Designing an algorithm to calculate the edit distance between two strings

1k views Asked by At

Please consider the following question:

The edit distance of two strings s and t is the minimum number of single character operations (insert, delete, substitution) needed to convert s into t. Let m and n be the length of strings s and t.

Design an O(nm) time and O(nm) space algorithm to calculate the edit distance between s and t.

My thoughts:

Isn't it easier to just compare two strings one character at a time:

L = maximum(length(s), length(t))
for i in L:
   if i > length(s):
      distance += length(t) - i
      break
   if i > length(t):
      distance += length(s) - i
      break
   if s[i] != t[i]:
      distance += 1

If I am wrong, then am I supposed to use the edit distance algorithm table?
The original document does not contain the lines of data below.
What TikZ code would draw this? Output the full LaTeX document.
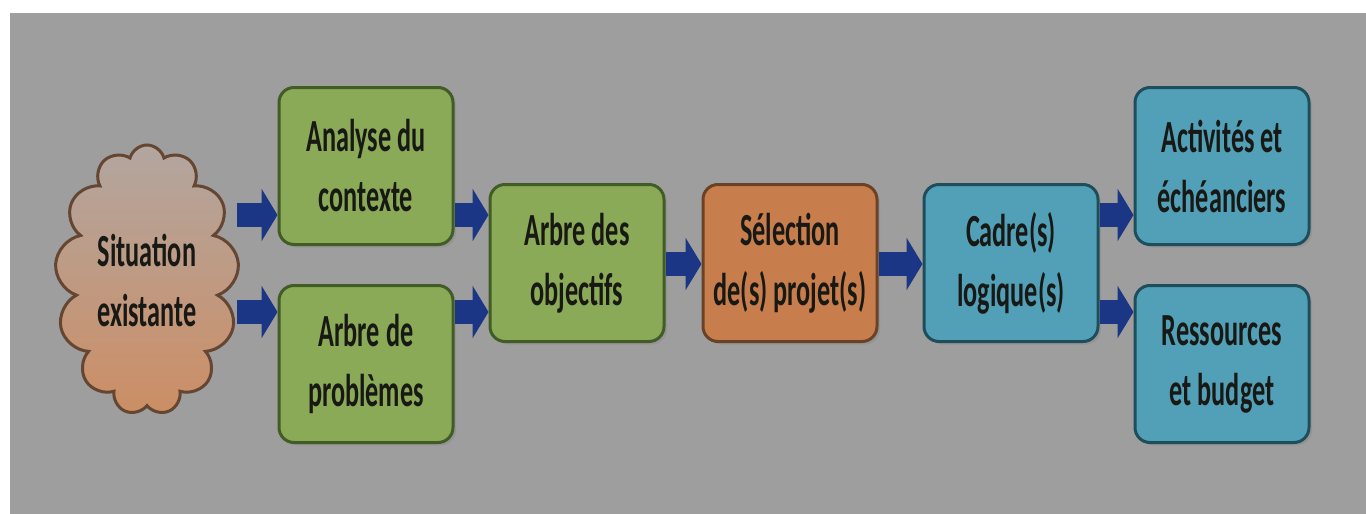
\documentclass[tikz,border=0pt]{standalone}
\usepackage{fontspec}
\setmainfont{Carlito}[FakeStretch=0.57]
\usetikzlibrary{shapes.symbols,arrows.meta,shadows}

\definecolor{bg}{RGB}{158,158,158}
\definecolor{grn}{RGB}{138,170,88}
\definecolor{grnd}{RGB}{66,92,38}
\definecolor{org}{RGB}{200,126,76}
\definecolor{orgd}{RGB}{106,66,38}
\definecolor{blu}{RGB}{82,160,184}
\definecolor{blud}{RGB}{30,78,92}
\definecolor{cldt}{RGB}{178,166,160}
\definecolor{cldb}{RGB}{204,142,100}
\definecolor{cldd}{RGB}{100,70,50}
\definecolor{arr}{RGB}{26,54,132}
\definecolor{txt}{RGB}{24,24,20}

\begin{document}
\begin{tikzpicture}[x=0.5pt,y=-0.5pt,
    box/.style={draw,line width=1.5pt,rounded corners=7.5pt,
        minimum width=87pt,minimum height=78.5pt,align=center,
        text=txt,font=\bfseries\fontsize{23}{30}\selectfont,
        drop shadow={opacity=0.3,shadow xshift=1.5pt,shadow yshift=-1.5pt}},
    flow/.style={draw=arr,line width=12pt,-{Triangle[length=8pt,width=26pt]}}]
    \fill[bg] (10,13) rectangle (1366,514);
    \useasboundingbox (0,0) rectangle (1366,514);
    %
    \coordinate (up) at (0,215);
    \coordinate (lo) at (0,312);
    \coordinate (mid) at (0,264);
    %
    \node[cloud,cloud puffs=13,cloud ignores aspect,draw=cldd,line width=1.5pt,
        minimum width=92pt,minimum height=135pt,align=center,
        top color=cldt,bottom color=cldb,text=txt,
        font=\bfseries\fontsize{23}{30}\selectfont] (sit) at (147,280) {Situation\\existante};
    \node[box,fill=grn,draw=grnd] (ana) at (366,166) {Analyse du\\contexte};
    \node[box,fill=grn,draw=grnd] (prob) at (366,364) {Arbre de\\problèmes};
    \node[box,fill=grn,draw=grnd] (obj) at (577,263) {Arbre des\\objectifs};
    \node[box,fill=org,draw=orgd] (sel) at (790,263) {Sélection\\de(s) projet(s)};
    \node[box,fill=blu,draw=blud] (cad) at (1011,263) {Cadre(s)\\logique(s)};
    \node[box,fill=blu,draw=blud] (act) at (1222,166) {Activités et\\échéanciers};
    \node[box,fill=blu,draw=blud] (res) at (1222,364) {Ressources\\et budget};
    %
    \draw[flow] (sit.east |- up) -- (ana.west |- up);
    \draw[flow] (sit.east |- lo) -- (prob.west |- lo);
    \draw[flow] (ana.east |- up) -- (obj.west |- up);
    \draw[flow] (prob.east |- lo) -- (obj.west |- lo);
    \draw[flow] (obj.east |- mid) -- (sel.west |- mid);
    \draw[flow] (sel.east |- mid) -- (cad.west |- mid);
    \draw[flow] (cad.east |- up) -- (act.west |- up);
    \draw[flow] (cad.east |- lo) -- (res.west |- lo);
    %
\end{tikzpicture}
\end{document}
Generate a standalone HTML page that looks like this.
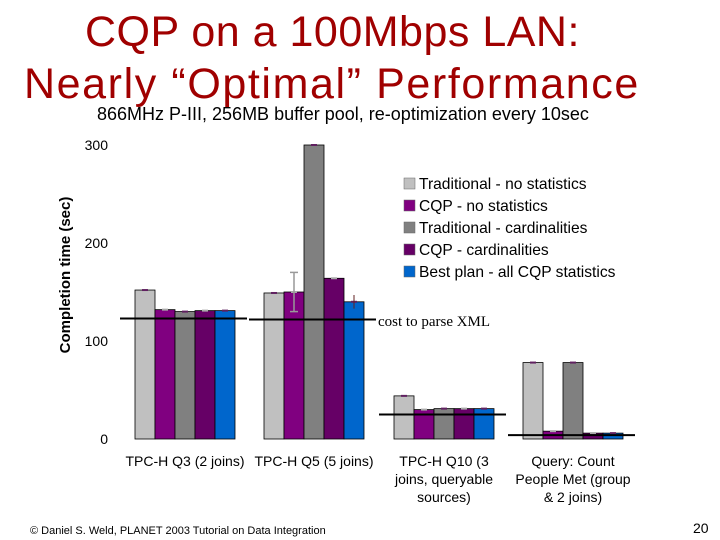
<!DOCTYPE html>
<html><head><meta charset="utf-8"><style>
body{margin:0;width:720px;height:540px;background:#fff;overflow:hidden;position:relative;font-family:"Liberation Sans",sans-serif}
.t{position:absolute;white-space:nowrap}
</style></head><body>
<div class="t" style="left:85px;top:8px;font-size:43px;color:#a00000;line-height:48px;letter-spacing:0.5px">CQP on a 100Mbps LAN:</div>
<div class="t" style="left:24px;top:60px;font-size:43px;color:#a00000;line-height:48px;letter-spacing:1.6px">Nearly “Optimal” Performance</div>
<div class="t" style="left:97px;top:104px;font-size:18px;color:#000">866MHz P-III, 256MB buffer pool, re-optimization every 10sec</div>
<svg id="chart" width="720" height="540" style="position:absolute;left:0;top:0" font-family="Liberation Sans, sans-serif"></svg>
<div class="t" style="left:30px;top:525px;font-size:11px">© Daniel S. Weld, PLANET 2003 Tutorial on Data Integration</div>
<div class="t" style="left:693px;top:520px;font-size:14px">20</div>
<script>
const categories=["TPC-H Q3 (2 joins)","TPC-H Q5 (5 joins)","TPC-H Q10 (3|joins, queryable|sources)","Query: Count|People Met (group|& 2 joins)"];
const seriesNames=["Traditional - no statistics","CQP - no statistics","Traditional - cardinalities","CQP - cardinalities","Best plan - all CQP statistics"];
const tradNoStats=[152,149,44,78];
const cqpNoStats=[132,150,30,8];
const tradCard=[130,300,31,78];
const cqpCard=[131,164,31,6];
const bestPlan=[131,140,31,6];
const parseCost=[123,122,25,4];
const yTicks=[0,100,200,300];
const series=[tradNoStats,cqpNoStats,tradCard,cqpCard,bestPlan];
const colors=["#c0c0c0","#800080","#808080","#660066","#0066cc"];
const svg=document.getElementById('chart');const NS="http://www.w3.org/2000/svg";
function mk(t,a,p){const e=document.createElementNS(NS,t);for(const k in a)e.setAttribute(k,a[k]);(p||svg).appendChild(e);return e;}
const y=v=>439-v*0.98;
const groupX=[135,264,394,523];const bw=20;
yTicks.forEach(v=>{const t=mk('text',{x:108,y:y(v)+5,'text-anchor':'end','font-size':14});t.textContent=v;

});
const yl=mk('text',{transform:'translate(70,275) rotate(-90)','font-size':15,'font-weight':'bold','text-anchor':'middle'});yl.textContent="Completion time (sec)";


categories.forEach((c,g)=>{
 series.forEach((s,i)=>{
  const r=mk('rect',{x:groupX[g]+i*bw,y:y(s[g]),width:bw,height:y(0)-y(s[g]),fill:colors[i],stroke:'#000','stroke-width':0.8});
  
  
  const cx=groupX[g]+i*bw+bw/2;
  mk('line',{x1:cx-3,x2:cx+3,y1:y(s[g]),y2:y(s[g]),stroke:i%2?'#aaa':'#602060','stroke-width':2});
 });
 const pl=mk('line',{x1:groupX[g]-15,x2:groupX[g]+112,y1:y(parseCost[g]),y2:y(parseCost[g]),stroke:'#000','stroke-width':2});
 
 
 const lines=c.split('|');
 lines.forEach((ln,k)=>{const t=mk('text',{x:groupX[g]+50,y:466+k*18,'text-anchor':'middle','font-size':14});t.textContent=ln;
 
 });
});
mk('line',{x1:294,x2:294,y1:y(170),y2:y(130),stroke:'#999','stroke-width':1.5});
mk('line',{x1:290,x2:298,y1:y(170),y2:y(170),stroke:'#999','stroke-width':1.5});
mk('line',{x1:290,x2:298,y1:y(130),y2:y(130),stroke:'#999','stroke-width':1.5});
mk('line',{x1:354,x2:354,y1:y(147),y2:y(133),stroke:'#602020','stroke-width':1});
const ct=mk('text',{x:378,y:326,'font-size':15,'font-family':'Liberation Serif, serif'});ct.textContent="cost to parse XML";


seriesNames.forEach((n,i)=>{
 const yy=184+i*22;
 const r=mk('rect',{x:404,y:yy-6,width:11,height:11,fill:colors[i],stroke:'#666','stroke-width':0.5});
 
 
 const t=mk('text',{x:419,y:yy+5,'font-size':15.6});t.textContent=n;
 
 
});
</script>
</body></html>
Is so, how do I design an O(nm) time and O(nm) space algorithm?

2

There are 2 answers

0
James the Great On BEST ANSWER

Thank you @Roberto Attias for his answer, but the following is the complete algorithm I am looking for:

L1 = length(string1)
L2 = length(string2)
for i in L1:
    table[i][0] = i
for i in L2:
    table[0][i] = i
for i in L1:
    for j in L2:
        m = minimum(table[i-1][j],table[i][j-1])+1
        if s[i] == t[j]: subvalue = 1
        else: subvalue = 0
        table[i][j] = minimum(m, table[i-1][j-1] + subvalue)
return table[L1][L2]

The above algorithm follows the strategy of an edit distance algorithm table

3
Roberto Attias On

Consider the strings abcd and bcd. They differ for one deletion, but your approach would count them as distance 4.

What you want to do is find the Longest Common Subsequence. This is a well known problem and you can google up a lot of code examples about it, with one solution being in fact O (NM).

For example, for strings abcdqef and xybcdzzzef the LCS is bcdqef. consider the subsequence in the two strings:

a-bcd-q-ef
xy-bcd-zzz-ef

You can transform a into xy with one modification and one insertion, and q into zzz with one modification and two insertion. If you think about it, the number of operations required (i.e. distance) is the number of characters in the longest string not belonging to the LCS.